Pour compliquer encore les choses, les gestionnaires de CPE sont également contraints par le ministère à faire un contrôle quotidien plus serré des salaires des éducatrices en fonction du nombre d’enfants présents et de couper des demi-heures ici et là, en début et en fin de journée, diminuant du coup le nombre d’éducatrices disponibles à certaines périodes.
«On comprend que [le gouvernement] veut vraiment optimiser chacune des heures du service qui est disponible et, d’un point de vue idéologique, ça peut être très bien, mais d’un point de vue pratique, ça peut être un défi», ajoute-t-elle.
Déchirement
La directrice générale souligne que les dirigeants des CPE qu’elle représente vivent ces changements comme «un déchirement». L’association elle-même est prise entre son obligation d’accompagner ses membres afin qu’ils respectent la loi et sa volonté d’offrir aux enfants le meilleur environnement possible. «On a toujours défendu qu’il fallait avoir les ratios les plus bas parce que c’est un indicateur de qualité très important», répète Mme Bélisle.
Un comité, au sein de l’association, se penche actuellement sur cette question et viendra faire des recommandations au gouvernement pour «trouver des solutions qui respectent à la fois les critères de qualité, les besoins des parents et des enfants tout en respectant la loi ».
1500 griefs
La nouvelle façon de calculer le ratio entraîne une surcharge de travail pour les éducatrices et une baisse de qualité des services offerts aux enfants, estime Louise Labrie, de la FSSS-CSN. « Quand tu as neuf enfants plutôt que huit, ça a un impact, les enfants sont plus tassés dans le local et ils n’ont pas toute l’attention qu’ils devraient avoir parce que l’éducatrice n’a pas autant de temps à consacrer à chacun. »
Selon elle, la pratique a explosé depuis les deux dernières années. «Ceux qui ne le font pas sont quasiment devenus plus marginaux que ceux qui le font», affirme-t-elle.
Le syndicat a déposé plus de 1500 griefs à ce sujet, et les premiers devraient être entendus en arbitrage prochainement. «Le ministère nous a dit qu’il souhaitait qu’on se parle avant les arbitrages, affirme Louise Labrie. Ça les inquiète beaucoup parce que ce sont les employeurs qui demandent au ministère de leur donner du lousse pour qu’ils puissent rentrer dans leurs finances. Mais le règlement, ce n’est pas ce qu’il dit. On souhaite que le ministère fasse appliquer le règlement tel quel. »

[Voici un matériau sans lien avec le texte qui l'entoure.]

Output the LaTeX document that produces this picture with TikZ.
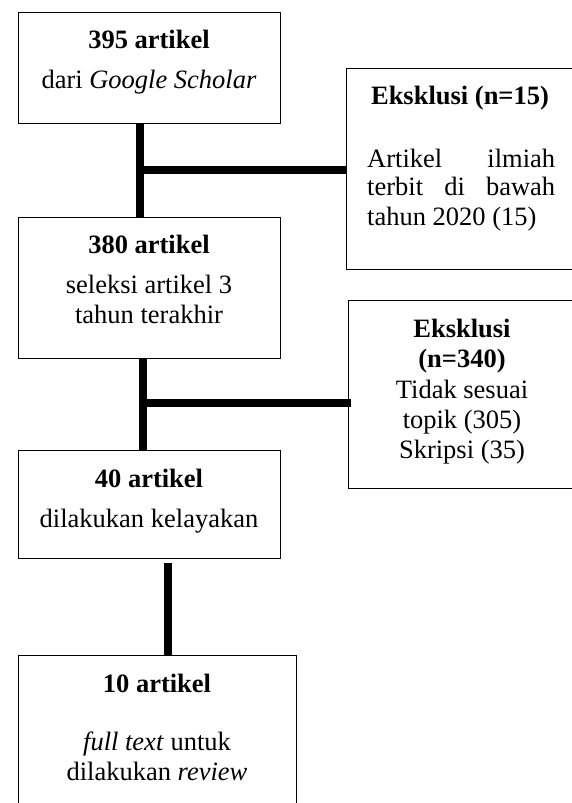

Au ministère de la Famille, on affirme au contraire que le règlement permet de compter le nombre d’enfants et d’éducateurs à l’échelle de la bâtisse. «L’obligation que le titulaire de permis a, par rapport au nombre d’enfants présents, c’est dans l’installation et non pas dans chacun des locaux», répond le porte-parole Alexandre Noël. Il ajoute que c’est à chaque gestionnaire de «choisir comment il va former ses groupes et faire sa gestion pour respecter les exigences en matière de sécurité». Sur la question des griefs, il affirme que «c’est à l’employeur de gérer ces choses-là ».